My translated counter part looks like this:

class SiameseNetwork(nn.Module):
    def __init__(self, input_dim, rnn_hidden_dim):
        super(SiameseNetwork, self).__init__()
        
        self.rnn_hidden = rnn_hidden_dim
        
        self.rnn = nn.LSTM(input_dim, 
                    hidden_size=self.rnn_hidden, 
                    num_layers=1, 
                    batch_first=True, 
                    bidirectional=True)
        
        self.cos = nn.CosineSimilarity(dim=1)
        
        self.out = nn.Sequential(
                    nn.Linear(rnn_hidden_dim*4 + 1, 512),
                    nn.ReLU(),
                    nn.Linear(512, 256),
                    nn.ReLU(),
                    nn.Linear(256, 128),
                    nn.ReLU(),
                    nn.Linear(128, 1),
                    nn.Sigmoid()
                )

    def forward_input_branch(self, x):
        hidden, last = self.rnn(x)
        
        h_fwd = last[0][0]
        h_bwd = last[1][0]
        
        return torch.cat((h_fwd, h_bwd), -1)
    
    def transform_branch_output(self, x1, x2):
        # create representation as plain
        # substraction, substraction of squared representations
        # and cosine between representations
        
        # plain substract - squared
        x3 = x1 - x2
        x3 = x3 * x3
        
        # squared substract
        x4 = x1*x1 - x2*x2
        
        # cosine
        x5 = self.cos(x1, x2)
        x5 = x5.view(x5.size()[0], 1)
        
        # concat all
        concat = torch.cat((x5, x4, x3), -1)
        return concat

    def forward(self, input1, input2):
        x1 = self.forward_input_branch(input1)
        x2 = self.forward_input_branch(input2)
        combo = self.transform_branch_output(x1, x2)
        output = self.out(combo)
        return output
    
# put the net on the GPU
net = SiameseNetwork(len(selection), 512).cuda()

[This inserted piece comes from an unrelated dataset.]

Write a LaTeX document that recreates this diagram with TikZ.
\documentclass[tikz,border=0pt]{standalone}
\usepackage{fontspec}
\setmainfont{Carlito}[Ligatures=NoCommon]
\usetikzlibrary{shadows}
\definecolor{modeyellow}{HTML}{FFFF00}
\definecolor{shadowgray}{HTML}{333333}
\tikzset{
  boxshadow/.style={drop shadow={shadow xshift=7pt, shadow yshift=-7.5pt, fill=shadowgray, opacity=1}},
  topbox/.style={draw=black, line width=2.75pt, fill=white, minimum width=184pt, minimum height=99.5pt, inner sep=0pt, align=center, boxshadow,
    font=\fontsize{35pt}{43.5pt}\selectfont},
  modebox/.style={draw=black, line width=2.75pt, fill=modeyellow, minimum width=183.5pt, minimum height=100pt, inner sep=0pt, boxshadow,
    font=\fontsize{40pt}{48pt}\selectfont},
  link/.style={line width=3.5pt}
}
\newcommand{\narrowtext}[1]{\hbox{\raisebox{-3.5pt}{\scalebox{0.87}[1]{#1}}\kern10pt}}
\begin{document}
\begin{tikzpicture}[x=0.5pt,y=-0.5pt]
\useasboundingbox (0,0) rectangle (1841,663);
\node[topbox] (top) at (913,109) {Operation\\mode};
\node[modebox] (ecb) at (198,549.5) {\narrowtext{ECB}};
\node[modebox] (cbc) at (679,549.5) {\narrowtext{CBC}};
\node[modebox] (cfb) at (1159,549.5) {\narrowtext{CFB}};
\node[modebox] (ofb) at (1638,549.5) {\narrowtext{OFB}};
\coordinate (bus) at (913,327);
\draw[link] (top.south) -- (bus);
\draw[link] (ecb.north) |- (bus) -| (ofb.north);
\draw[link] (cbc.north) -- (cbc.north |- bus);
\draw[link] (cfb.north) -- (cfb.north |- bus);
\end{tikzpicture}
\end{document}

loss_fn = torch.nn.MSELoss(reduction='mean')
optimizer = optim.Adam(net.parameters())

for epoch in range(0, 20):
    for i, data in enumerate(train_dataloader):
        A, B, labels = data
        A, B, labels = A.cuda(), B.cuda(), labels.cuda()
        output = net(A, B)
        loss = loss_fn(output.squeeze(), labels)
        optimizer.zero_grad()
        loss.backward()
        optimizer.step()

    print("Epoch: {} - Loss {}\n".format(epoch, loss.item()))

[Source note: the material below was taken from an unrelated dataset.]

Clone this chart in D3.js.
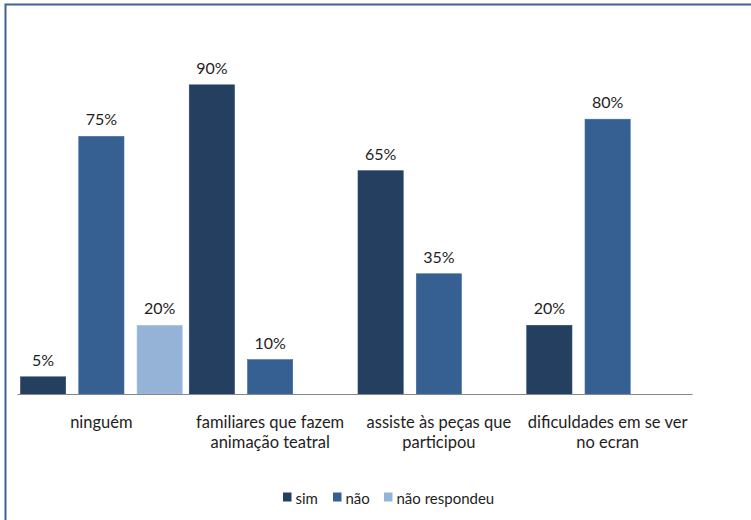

Could you compare some hyperparameters, e.g. the learning rate between the two approaches?
Also, which criterion are you using in your Keras implementation.

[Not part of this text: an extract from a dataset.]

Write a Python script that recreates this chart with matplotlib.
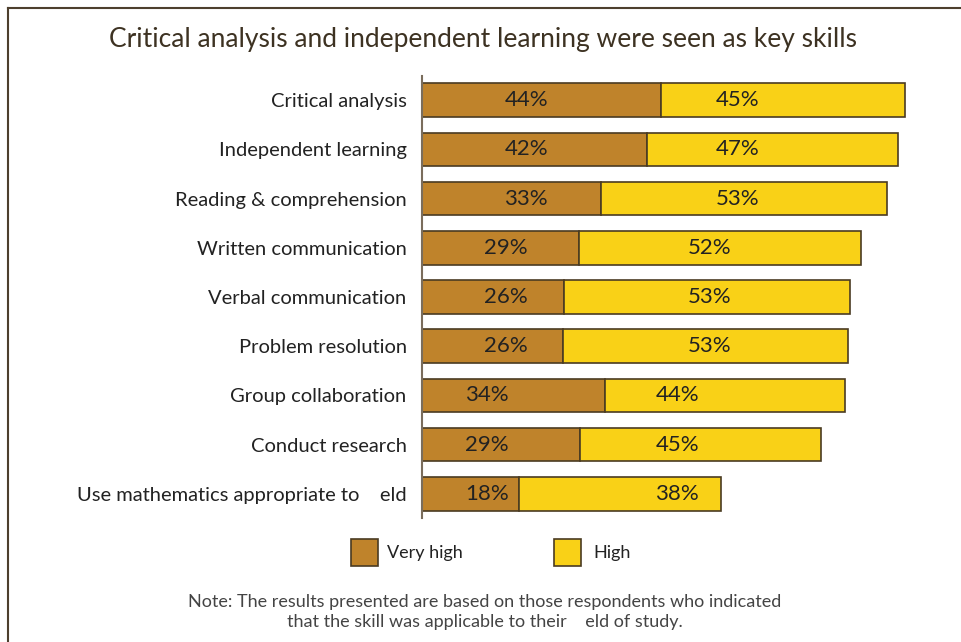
import matplotlib.pyplot as plt
from matplotlib.lines import Line2D
from matplotlib.patches import Rectangle

# skills, top to bottom
skills = [
    "Critical analysis",
    "Independent learning",
    "Reading & comprehension",
    "Written communication",
    "Verbal communication",
    "Problem resolution",
    "Group collaboration",
    "Conduct research",
    "Use mathematics appropriate to    eld",
]
# bar lengths (percent)
very_high = [44.0, 41.4, 33.0, 28.9, 26.2, 26.0, 33.7, 29.1, 17.9]
high = [44.9, 46.3, 52.6, 51.9, 52.6, 52.5, 44.2, 44.4, 37.2]
# printed labels
very_high_labels = ["44%", "42%", "33%", "29%", "26%", "26%", "34%", "29%", "18%"]
high_labels = ["45%", "47%", "53%", "52%", "53%", "53%", "44%", "45%", "38%"]

BROWN = "#bf832b"
YELLOW = "#f9d117"
EDGE = "#4a3b22"
TEXT = "#222222"

# the original places the value labels at a fixed x for each block of three rows
label_x_vh = [19.2] * 3 + [15.5] * 3 + [12.0] * 3
label_x_hi = [58.1] * 3 + [52.9] * 3 + [47.0] * 3

plt.rcParams["font.family"] = ["Lato", "DejaVu Sans"]

fig = plt.figure(figsize=(9.61, 6.42), dpi=100)
W, H = 961, 642

# frame around the figure (only top and left visible)
fig.add_artist(Line2D([8 / W, 8 / W], [0, 1 - 8 / H], color="#4d3f2e", lw=1.5))
fig.add_artist(Line2D([8 / W, 1], [1 - 8 / H, 1 - 8 / H], color="#4d3f2e", lw=1.5))

ax = fig.add_axes([422 / W, 1 - 518 / H, 516 / W, 442 / H])
ax.set_xlim(0, 95)
ax.set_ylim(8.49, -0.49)

y = list(range(len(skills)))
ax.barh(y, very_high, height=0.68, color=BROWN, edgecolor=EDGE, linewidth=1.2)
ax.barh(y, high, left=very_high, height=0.68, color=YELLOW, edgecolor=EDGE, linewidth=1.2)

for i in y:
    ax.text(label_x_vh[i], i, very_high_labels[i], ha="center", va="center",
            fontsize=16, color=TEXT)
    ax.text(label_x_hi[i], i, high_labels[i], ha="center", va="center",
            fontsize=16, color=TEXT)

ax.set_yticks(y)
ax.set_yticklabels(skills, fontsize=14.5, color=TEXT)
ax.tick_params(axis="y", length=0, pad=11)
ax.set_xticks([])
for side in ["top", "right", "bottom"]:
    ax.spines[side].set_visible(False)
ax.spines["left"].set_color("#7a6d5c")
ax.spines["left"].set_linewidth(1.5)

fig.text(483 / W, 1 - 40 / H, "Critical analysis and independent learning were seen as key skills",
         ha="center", va="center", fontsize=19, color="#3d3222")

# legend
fig.add_artist(Rectangle((351 / W, 1 - 566 / H), 27 / W, 27 / H, facecolor=BROWN,
                         edgecolor=EDGE, lw=1.2, transform=fig.transFigure))
fig.text(387 / W, 1 - 553 / H, "Very high", ha="left", va="center", fontsize=13, color=TEXT)
fig.add_artist(Rectangle((554 / W, 1 - 566 / H), 27 / W, 27 / H, facecolor=YELLOW,
                         edgecolor=EDGE, lw=1.2, transform=fig.transFigure))
fig.text(593 / W, 1 - 553 / H, "High", ha="left", va="center", fontsize=13, color=TEXT)

fig.text(485 / W, 1 - 612 / H,
         "Note: The results presented are based on those respondents who indicated\n"
         "that the skill was applicable to their    eld of study.",
         ha="center", va="center", fontsize=13, color="#444444", linespacing=1.3)

fig.savefig("out.png", dpi=100)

I’m not completely sure, how the LSTM layers work in Keras, but it seems you are initializing two to create a bidirectional layer?

but it seems you are initializing two to create a bidirectional layer?

Yes, Keras has also a bidirectional combo layer but you can also set them up separately and set a property ‘backward’ on one of it so it flips the input within the layer.

I got the order of this triple wrong :slight_smile:
I zeroed the gradients too early.

Thanks anyway

optimizer.zero_grad()
loss.backward()
optimizer.step()
This is actually the correct order.
Here is a code snippet given in Pytorch’s docs

optimizer.zero_grad()
output = net(input)
loss = criterion(output, target)
loss.backward()
optimizer.step()

DId changing the order really fix it?

My mistake was that I provided the data, computed the loss and then zero-ed the grads, did back-prop and step()… If you place the ‘provide data’ call correctly, this is fine :).